Merge pull request #10 from pfilipovich/section_4_validation_schema

pfilipovich · web-flow · commit ab4f1b503256 · 2024-07-07T11:21:23.000+02:00
Section 4 validation schema
diff --git a/Design_Doc_Examples/RAG_Q&A_for collaborative_work_platform.md b/Design_Doc_Examples/RAG_Q&A_for collaborative_work_platform.md
@@ -95,7 +95,75 @@ For some Documents we do not know the diff. Only know how Document looked like a
 
 ### **IV. Validation Schema**
 
-No ideas
+For validation purposes, we will use a data set generated from the original documents using the RAGAS  functionality. This approach allows us to create a comprehensive validation set that closely mirrors the real-world usage of our system.
+
+#### i. Question Selection and Dataset Creation
+RAGAS takes the original documents and their associated metadata and generates a structured dataset with the following components
+
+* Question: Simulation of user queries
+* Context: Relevant parts of the document(s)
+* Answer: The expected answer
+
+This structure allows us to evaluate both the retrieval and generation aspects of our RAG system.
+
+To create a comprehensive and representative validation dataset, we'll employ a multi-faceted approach to question selection:
+
+1. Automated Question Generation
+    * Use natural language processing (NLP) techniques to automatically generate questions from the documents.
+    * Apply techniques such as named entity recognition, key phrase extraction and syntactic parsing to identify potential question targets.
+    * Use question generation models (e.g. T5 or BART fine-tuned for question generation) to create different types of questions.
+
+2. Human-in-the-Loop Curation
+    * Engage subject matter experts to review and refine auto-generated questions.
+    * Have experts create additional questions, especially for complex scenarios or edge cases that automated systems might miss.
+    * Ensure questions cover various difficulty levels and reasoning types.
+
+3.  Real User Query Mining
+    * Analyse logs of actual user queries (if available) to identify common question patterns and topics.
+    * Include anonymised versions of real user questions in the dataset to ensure relevance to actual use cases.
+
+4. Question Diversity. Ensure a balanced distribution of question types:
+    * Factual questions (e.g. "Who is the author of this document?")
+    * Inferential questions (e.g. "What are the implications of the findings in section 3?)
+    * Comparative questions (e.g. "How does the methodology in version 2 differ from that in version 1?)
+    * Multi-document questions (e.g. "Summarise the common themes across these three related documents.)
+    * Version-specific questions (e.g. "What changes have been made to the conclusion between versions 3 and 4?)
+
+5. Context Selection
+    * For each question, select a relevant context from the document(s).
+    * Include both perfectly matching contexts and partially relevant contexts to test the system's ability to handle nuanced scenarios.
+
+6. Answer Generation
+    * Generate a gold standard answer for each question-context pair.
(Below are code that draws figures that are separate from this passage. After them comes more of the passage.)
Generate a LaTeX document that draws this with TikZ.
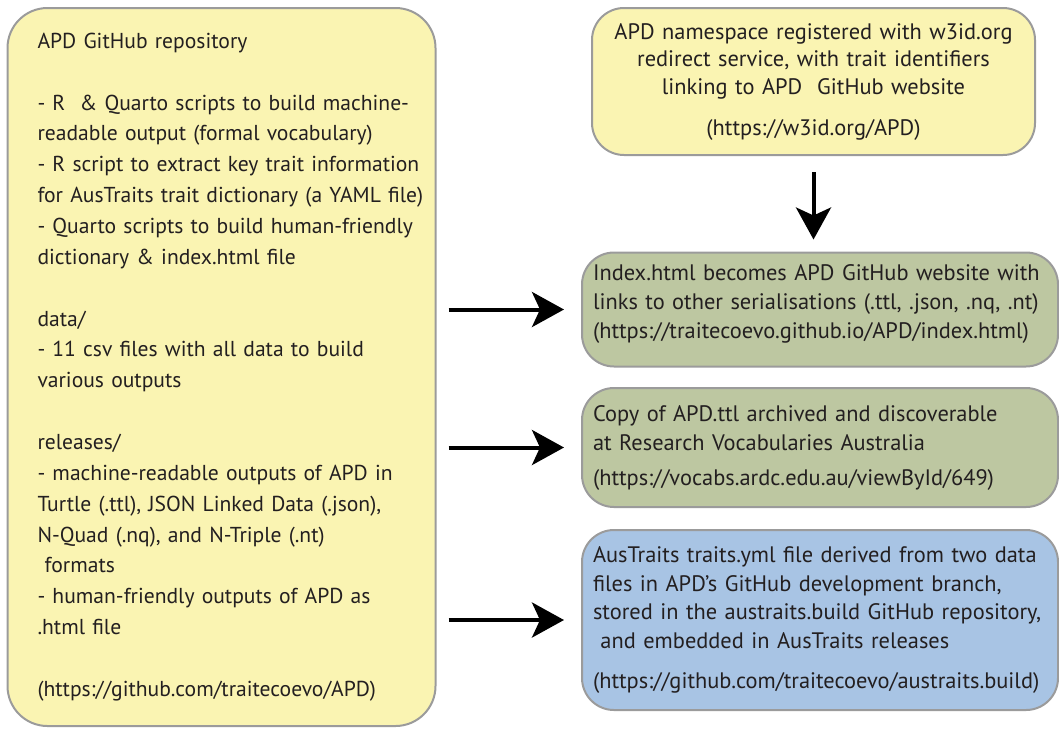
\documentclass[tikz,border=0pt]{standalone}
\usepackage{fontspec}
\setmainfont{PT Sans}
\usetikzlibrary{arrows.meta}

\definecolor{boxyellow}{HTML}{FAF4B2}
\definecolor{boxgreen}{HTML}{BDC7A1}
\definecolor{boxblue}{HTML}{A8C4E4}
\definecolor{boxline}{HTML}{9B9B9B}
\definecolor{ink}{HTML}{231F20}

\begin{document}
\begin{tikzpicture}[
  x=0.5pt, y=-0.5pt,
  every node/.style={text=ink},
  box/.style={draw=boxline, line width=1pt, rounded corners=16pt, inner ysep=0pt},
  repobox/.style={box, fill=boxyellow, rounded corners=20pt, align=left,
    text width=212pt, inner xsep=1pt, minimum height=359pt,
    execute at begin node={\setlength{\leftskip}{14pt}},
    font=\fontsize{10.8}{15.43}\selectfont},
  idbox/.style={box, fill=boxyellow, align=center,
    text width=215pt, inner xsep=3.25pt, minimum height=73.5pt,
    font=\fontsize{11.2}{13.75}\selectfont},
  outbox/.style={box, align=left, text width=236pt, inner xsep=1pt,
    execute at begin node={\setlength{\leftskip}{4.5pt}},
    font=\fontsize{11.2}{14.5}\selectfont},
  % thick arrows with the wide concave head
  arrow/.style={draw, line width=2pt,
    -{Stealth[length=16pt, width=17.5pt, inset=4pt]}}]

  \useasboundingbox (0,0) rectangle (1059,729);

  % boxes
  \node[repobox] (repo) at (221.5,367) {APD GitHub repository\\[15.43pt]
    - R \ \& Quarto scripts to build machine-\\
    readable output (formal vocabulary)\\
    - R script to extract key trait information\\
    for AusTraits trait dictionary (a YAML file)\\
    - Quarto scripts to build human-friendly\\
    dictionary \& index.html file\\[15.43pt]
    data/\\
    - 11 csv files with all data to build\\
    various outputs\\[15.43pt]
    releases/\\
    - machine-readable outputs of APD in\\
    Turtle (.ttl), JSON Linked Data (.json),\\
    N-Quad (.nq), and N-Triple (.nt)\\
    \ formats\\
    - human-friendly outputs of APD as\\
    .html file\\[15.43pt]
    (https://github.com/traitecoevo/APD)};

  \node[idbox] (w3id) at (813.5,81.5) {APD namespace registered with w3id.org\\
    redirect service, with trait identifiers\\
    linking to APD \ GitHub website\\[6.75pt]
    (https://w3id.org/APD)};

  \node[outbox, fill=boxgreen, minimum height=57pt,
    execute at end node={\par\vspace{6pt}}] (web) at (820,309.5)
    {Index.html becomes APD GitHub website with\\
    links to other serialisations (.ttl, .json, .nq, .nt)\\
    (https://traitecoevo.github.io/APD/index.html)};

  \node[outbox, fill=boxgreen, minimum height=59.5pt] (rva) at (820,447.5)
    {Copy of APD.ttl archived and discoverable\\
    at Research Vocabularies Australia\\[3pt]
    (https://vocabs.ardc.edu.au/viewById/649)};

  \node[outbox, fill=boxblue, minimum height=90pt,
    font=\fontsize{11.2}{14.25}\selectfont] (build) at (820,620)
    {AusTraits traits.yml file derived from two data\\
    files in APD’s GitHub development branch,\\
    stored in the austraits.build GitHub repository,\\
    \ and embedded in AusTraits releases\\[6pt]
    (https://github.com/traitecoevo/austraits.build)};

  % arrows
  \draw[arrow, shorten <=8pt, shorten >=6pt] (w3id.south) -- (w3id.south |- web.north);
  \draw[arrow, shorten <=6pt, shorten >=8.5pt] (repo.east |- web.west) -- (web.west);
  \draw[arrow, shorten <=6pt, shorten >=8.5pt] (repo.east |- rva.west) -- (rva.west);
  \draw[arrow, shorten <=6pt, shorten >=8.5pt] (repo.east |- build.west) -- (build.west);
\end{tikzpicture}
\end{document}
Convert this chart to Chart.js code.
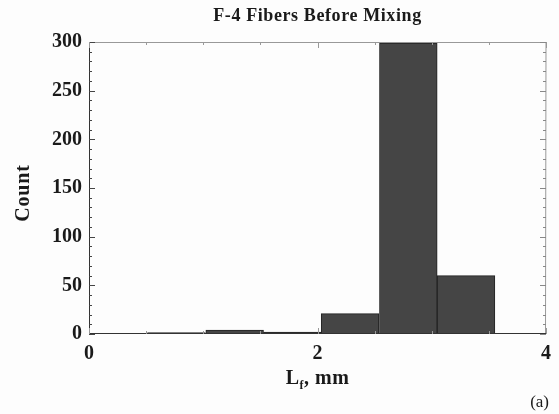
<!DOCTYPE html>
<html>
<head>
<meta charset="utf-8">
<script src="https://cdn.jsdelivr.net/npm/chart.js@4/dist/chart.umd.min.js"></script>
<style>
  html, body { margin: 0; padding: 0; background: #fdfdfd; }
  #wrap { width: 559px; height: 414px; position: relative; }
</style>
</head>
<body>
<div id="wrap"><canvas id="hist"></canvas></div>
<script>
// bin edges (mm) and counts
const binEdges = [0.51, 1.02, 1.53, 2.03, 2.54, 3.05, 3.55];
const counts = [1.5, 4, 2, 21, 299, 60];
const xTicks = [0, 2, 4];
const yTicks = [0, 50, 100, 150, 200, 250, 300];

const serif = "'Liberation Serif', 'DejaVu Serif', serif";
const ink = "#1a1a1a";

const points = counts.map((c, i) => ({ x: (binEdges[i] + binEdges[i + 1]) / 2, y: c }));

// frame, inward ticks and text labels
const decor = {
	id: "decor",
	afterDatasetsDraw(chart) {
		const { ctx, chartArea: a, scales } = chart;
		const xs = scales.x, ys = scales.y;
		ctx.save();

		// frame
		ctx.lineWidth = 1;
		ctx.strokeStyle = "#999";
		ctx.beginPath();
		ctx.moveTo(a.left, a.top + 0.5);
		ctx.lineTo(a.right, a.top + 0.5);
		ctx.lineTo(a.right - 0.5, a.bottom);
		ctx.stroke();
		ctx.strokeStyle = "#333";
		ctx.beginPath();
		ctx.moveTo(a.left + 0.5, a.top);
		ctx.lineTo(a.left + 0.5, a.bottom - 0.5);
		ctx.lineTo(a.right, a.bottom - 0.5);
		ctx.stroke();

		// y ticks, left and right
		for (let v = 0; v <= 300; v += 10) {
			const py = Math.round(ys.getPixelForValue(v)) + 0.5;
			const len = v % 50 === 0 ? 6 : 3;
			ctx.strokeStyle = "#444";
			ctx.beginPath();
			ctx.moveTo(a.left, py);
			ctx.lineTo(a.left + len, py);
			ctx.stroke();
			ctx.strokeStyle = "#888";
			ctx.beginPath();
			ctx.moveTo(a.right, py);
			ctx.lineTo(a.right - len, py);
			ctx.stroke();
		}
		// x ticks, bottom and top
		for (let v = 0; v <= 4.001; v += 0.5) {
			const px = Math.round(xs.getPixelForValue(v)) + 0.5;
			const len = Math.abs(v % 2) < 1e-6 ? 6 : 3;
			ctx.strokeStyle = "#999";
			ctx.beginPath();
			ctx.moveTo(px, a.top);
			ctx.lineTo(px, a.top + len);
			ctx.stroke();
			ctx.beginPath();
			ctx.moveTo(px, a.bottom);
			ctx.lineTo(px, a.bottom - len);
			ctx.stroke();
		}

		const cx = (a.left + a.right) / 2;
		ctx.fillStyle = ink;
		ctx.textBaseline = "alphabetic";

		// title
		ctx.font = "bold 18px " + serif;
		ctx.letterSpacing = "0.6px";
		ctx.textAlign = "center";
		ctx.fillText("F-4 Fibers Before Mixing", cx, 21);

		// x title with subscript
		const big = "bold 20px " + serif, small = "bold 12px " + serif;
		ctx.letterSpacing = "0.5px";
		ctx.font = big;
		const wL = ctx.measureText("L").width;
		const wRest = ctx.measureText(", mm").width;
		ctx.font = small;
		const wSub = ctx.measureText("f").width;
		let x0 = cx - (wL + wSub + wRest) / 2;
		ctx.textAlign = "left";
		ctx.font = big;
		ctx.fillText("L", x0, 384);
		ctx.font = small;
		ctx.fillText("f", x0 + wL, 389);
		ctx.font = big;
		ctx.fillText(", mm", x0 + wL + wSub, 384);

		// y title
		ctx.save();
		ctx.translate(29, (a.top + a.bottom) / 2 + 5);
		ctx.rotate(-Math.PI / 2);
		ctx.textAlign = "center";
		ctx.font = "bold 20px " + serif;
		ctx.letterSpacing = "0.8px";
		ctx.fillText("Count", 0, 0);
		ctx.restore();

		// panel tag
		ctx.letterSpacing = "0px";
		ctx.font = "17px " + serif;
		ctx.textAlign = "right";
		ctx.fillText("(a)", 549, 407);

		ctx.restore();
	},
};

new Chart(document.getElementById("hist"), {
	type: "bar",
	data: {
		datasets: [
			{
				data: points,
				backgroundColor: "#454545",
				borderColor: "#222",
				borderWidth: 1,
				barPercentage: 1,
				categoryPercentage: 1,
			},
		],
	},
	options: {
		responsive: true,
		maintainAspectRatio: false,
		animation: false,
		layout: { padding: { top: 42, right: 10, left: 0, bottom: 0 } },
		plugins: {
			legend: { display: false },
			tooltip: { enabled: false },
		},
		scales: {
			x: {
				type: "linear",
				min: 0,
				max: 4,
				offset: false,
				afterFit: (s) => { s.height = 80; },
				afterBuildTicks: (s) => { s.ticks = xTicks.map((v) => ({ value: v })); },
				grid: { display: false, drawTicks: false, offset: false },
				border: { display: false },
				ticks: {
					color: ink,
					padding: 8,
					maxRotation: 0,
					font: { family: serif, size: 20, weight: "bold" },
				},
			},
			y: {
				min: 0,
				max: 300,
				afterFit: (s) => { s.width = 89; },
				afterBuildTicks: (s) => { s.ticks = yTicks.map((v) => ({ value: v })); },
				grid: { display: false, drawTicks: false },
				border: { display: false },
				ticks: {
					color: ink,
					padding: 7,
					font: { family: serif, size: 20, weight: "bold" },
				},
			},
		},
	},
	plugins: [decor],
});
</script>
</body>
</html>
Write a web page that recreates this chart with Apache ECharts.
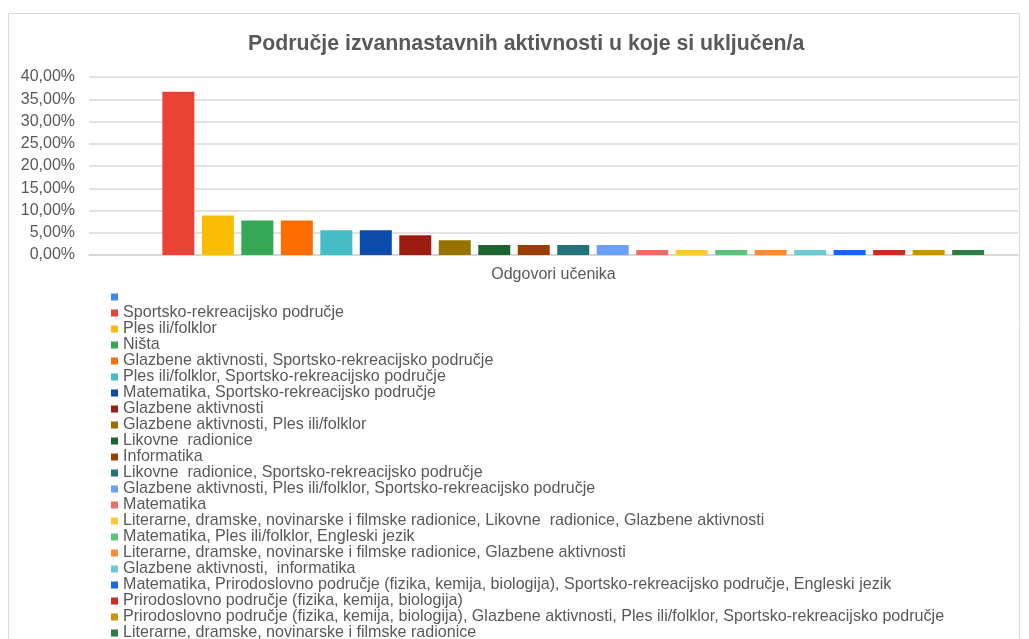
<!DOCTYPE html>
<html>
<head>
<meta charset="utf-8">
<script src="https://cdn.jsdelivr.net/npm/echarts@6/dist/echarts.min.js"></script>
<style>
html,body{margin:0;padding:0;background:#fff;}
#chart{width:1029px;height:639px;}
</style>
</head>
<body>
<div id="chart"></div>
<script>
const title = 'Područje izvannastavnih aktivnosti u koje si uključen/a';
const category = ['Odgovori učenika'];
const seriesNames = [
  ' ',
  'Sportsko-rekreacijsko područje',
  'Ples ili/folklor',
  'Ništa',
  'Glazbene aktivnosti, Sportsko-rekreacijsko područje',
  'Ples ili/folklor, Sportsko-rekreacijsko područje',
  'Matematika, Sportsko-rekreacijsko područje',
  'Glazbene aktivnosti',
  'Glazbene aktivnosti, Ples ili/folklor',
  'Likovne  radionice',
  'Informatika',
  'Likovne  radionice, Sportsko-rekreacijsko područje',
  'Glazbene aktivnosti, Ples ili/folklor, Sportsko-rekreacijsko područje',
  'Matematika',
  'Literarne, dramske, novinarske i filmske radionice, Likovne  radionice, Glazbene aktivnosti',
  'Matematika, Ples ili/folklor, Engleski jezik',
  'Literarne, dramske, novinarske i filmske radionice, Glazbene aktivnosti',
  'Glazbene aktivnosti,  informatika',
  'Matematika, Prirodoslovno područje (fizika, kemija, biologija), Sportsko-rekreacijsko područje, Engleski jezik',
  'Prirodoslovno područje (fizika, kemija, biologija)',
  'Prirodoslovno područje (fizika, kemija, biologija), Glazbene aktivnosti, Ples ili/folklor, Sportsko-rekreacijsko područje',
  'Literarne, dramske, novinarske i filmske radionice'
];
const seriesValues = [
  0, 0.3667, 0.0889, 0.0778, 0.0778, 0.0556, 0.0556, 0.0444, 0.0333,
  0.0222, 0.0222, 0.0222, 0.0222,
  0.0111, 0.0111, 0.0111, 0.0111, 0.0111, 0.0111, 0.0111, 0.0111, 0.0111
];
const colors = [
  '#4285F4', '#EA4335', '#FBBC04', '#34A853', '#FF6D01', '#46BDC6',
  '#0B4BAB', '#9C1C12', '#987200', '#1E6430', '#993E00', '#23737A',
  '#6AA0F7', '#EF6E64', '#FCC934', '#5BC478', '#FF8A34', '#6CCBD2',
  '#1565F0', '#D32A1F', '#C99400', '#2E7D44'
];
const yTicks = {min: 0, max: 0.4, interval: 0.05};

const chart = echarts.init(document.getElementById('chart'));
const font = 'Liberation Sans, Arial, sans-serif';
const series = seriesNames.map((n, i) => ({
  name: n,
  type: 'bar',
  data: [seriesValues[i]],
  barWidth: 32,
  barGap: '23.4%',
  itemStyle: {color: colors[i]},
  emphasis: {disabled: true}
}));

chart.setOption({
  animation: false,
  color: colors,
  textStyle: {fontFamily: font},
  graphic: [{
    type: 'rect',
    shape: {x: 8.5, y: 13.5, width: 1011, height: 700},
    style: {fill: 'none', stroke: '#d9d9d9', lineWidth: 1},
    silent: true, z: -10
  }],
  title: {
    text: title,
    left: 248,
    top: 34,
    padding: 0,
    textStyle: {fontFamily: font, fontSize: 21.3, fontWeight: 'bold', color: '#595959'}
  },
  grid: {left: 89, right: 11, top: 77, bottom: 384, containLabel: false},
  xAxis: {
    type: 'category',
    data: category,
    name: category[0],
    nameLocation: 'middle',
    nameGap: 12,
    nameTextStyle: {fontFamily: font, fontSize: 16, color: '#595959', verticalAlign: 'top'},
    axisLine: {lineStyle: {color: '#d3d3d3', width: 1.5}},
    axisTick: {show: false},
    axisLabel: {show: false}
  },
  yAxis: {
    type: 'value',
    min: yTicks.min, max: yTicks.max, interval: yTicks.interval,
    axisLine: {show: false},
    axisTick: {show: false},
    splitLine: {lineStyle: {color: '#d9d9d9', width: 1.5}},
    axisLabel: {
      fontFamily: font, fontSize: 16, color: '#595959', margin: 14,
      formatter: v => (v * 100).toFixed(2).replace('.', ',') + '%'
    }
  },
  legend: {
    orient: 'vertical',
    left: 111,
    top: 289,
    height: 400,
    padding: 0,
    itemGap: 0,
    itemWidth: 7,
    itemHeight: 7,
    icon: 'rect',
    selectedMode: false,
    data: seriesNames,
    textStyle: {fontFamily: font, fontSize: 16.1, color: '#595959', lineHeight: 15.9}
  },
  series: series
});
</script>
</body>
</html>
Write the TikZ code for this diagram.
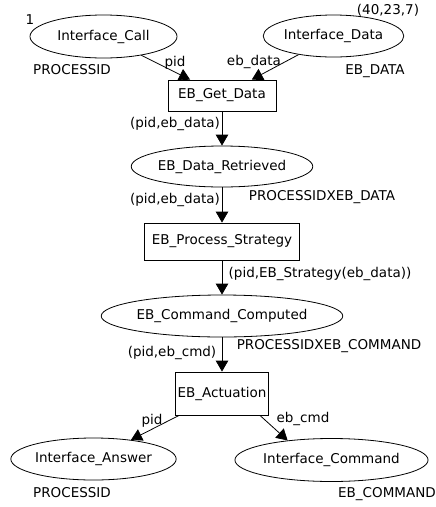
\documentclass[tikz,border=0pt]{standalone}
\usepackage{fontspec}
\setmainfont{DejaVu Sans}
\usetikzlibrary{shapes.geometric,arrows.meta}
\begin{document}
\begin{tikzpicture}[x=1pt,y=-1pt,
  font=\fontsize{13.5}{16}\selectfont,
  place/.style={draw,ellipse,line width=0.8pt,inner sep=0pt},
  trans/.style={draw,rectangle,line width=0.8pt,inner sep=0pt},
  arc/.style={draw,line width=0.8pt,-{Triangle[width=12.5pt,length=11pt]}},
  lbl/.style={inner sep=0pt,text height=9.8pt,text depth=0pt}]
\useasboundingbox (0,0) rectangle (436,507);

% places and transitions
\node[place,minimum width=147pt,minimum height=43pt] (call) at (103.5,36.5) {Interface\_Call};
\node[place,minimum width=131pt,minimum height=42pt] (data) at (333.5,36) {Interface\_Data};
\node[trans,minimum width=108pt,minimum height=31pt] (get) at (222,95.5) {EB\_Get\_Data};
\node[place,minimum width=155pt,minimum height=41pt] (retr) at (222,166.5) {EB\_Data\_Retrieved};
\node[trans,minimum width=155pt,minimum height=37pt] (proc) at (222,241.5) {EB\_Process\_Strategy};
\node[place,minimum width=203pt,minimum height=42pt] (comp) at (222,316) {EB\_Command\_Computed};
\node[trans,minimum width=93pt,minimum height=43pt] (act) at (222,393.5) {EB\_Actuation};
\node[place,minimum width=163pt,minimum height=42pt] (ans) at (93.5,459) {Interface\_Answer};
\node[place,minimum width=193pt,minimum height=43pt] (cmd) at (331.5,460) {Interface\_Command};

% arcs
\draw[arc] (call) -- (get);
\draw[arc] (data) -- (get);
\draw[arc] (get) -- (retr);
\draw[arc] (retr) -- (proc);
\draw[arc] (proc) -- (comp);
\draw[arc] (comp) -- (act);
\draw[arc] (act) -- (ans);
\draw[arc] (act.-30) -- (cmd.156);

% markings, colour sets and arc inscriptions
\node[lbl] (m1) at (30,20) {1};
\node[lbl] (m2) at (388,10) {(40,23,7)};
\node[lbl] (c1) at (72,70) {PROCESSID};
\node[lbl] (c2) at (375,70) {EB\_DATA};
\node[lbl] (a1) at (175,62) {pid};
\node[lbl] (a2) at (254,61) {eb\_data};
\node[lbl] (a3) at (175,123) {(pid,eb\_data)};
\node[lbl] (a4) at (175,199) {(pid,eb\_data)};
\node[lbl] (c3) at (322,196) {PROCESSIDXEB\_DATA};
\node[lbl] (a5) at (320,273) {(pid,EB\_Strategy(eb\_data))};
\node[lbl] (a6) at (172,352) {(pid,eb\_cmd)};
\node[lbl] (c4) at (329,345) {PROCESSIDXEB\_COMMAND};
\node[lbl] (a7) at (152,420) {pid};
\node[lbl] (a8) at (303,418) {eb\_cmd};
\node[lbl] (c5) at (72,493) {PROCESSID};
\node[lbl] (c6) at (387,493) {EB\_COMMAND};
\end{tikzpicture}
\end{document}
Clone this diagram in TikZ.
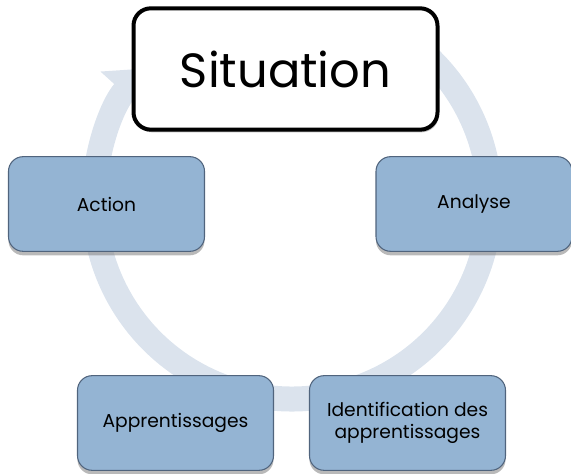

+    * Use a combination of automated methods and human expert review to ensure answer quality
+
+7. Metadata Inclusion
+    * Include relevant metadata for each question-context-answer triplet, such as document version, page numbers or section headings.
+
+8. Edge Case Scenarios
+    * Deliberately include edge cases, such as questions about rare document types or extremely long documents.
+    * Create questions that require an understanding of document structure, such as tables of contents or footnotes.
+
+9. Negative Examples
+    * Include some questions that cannot be answered from the given context to test the system's ability to recognise when it doesn't have sufficient information.
+
+
+#### ii. Periodic Updates
+The validation dataset will be updated periodically to maintain its relevance and comprehensiveness. This includes:
+
+* Addition of newly uploaded documents
+* Including new versions of existing documents
+* Updating the question set to reflect evolving user needs
+
+We recommend updating the validation set monthly or whenever there's a significant influx of new documents or versions.
+
+#### iii. Stratified Sampling
+To ensure balanced representation, we'll use stratified sampling when creating the validation set. Strata may include:
+
+* Document length (short, medium, long)
+* Document type (text, scanned image)
+* Topic areas
+* Query complexity (simple factual, multi-step reasoning, version comparison)
 
 - **Key Takeaways:**
     1. The selection of a validation schema is crucial for accurately measuring a model's performance on unseen data, requiring careful consideration of the specific characteristics of the dataset and the problem at hand.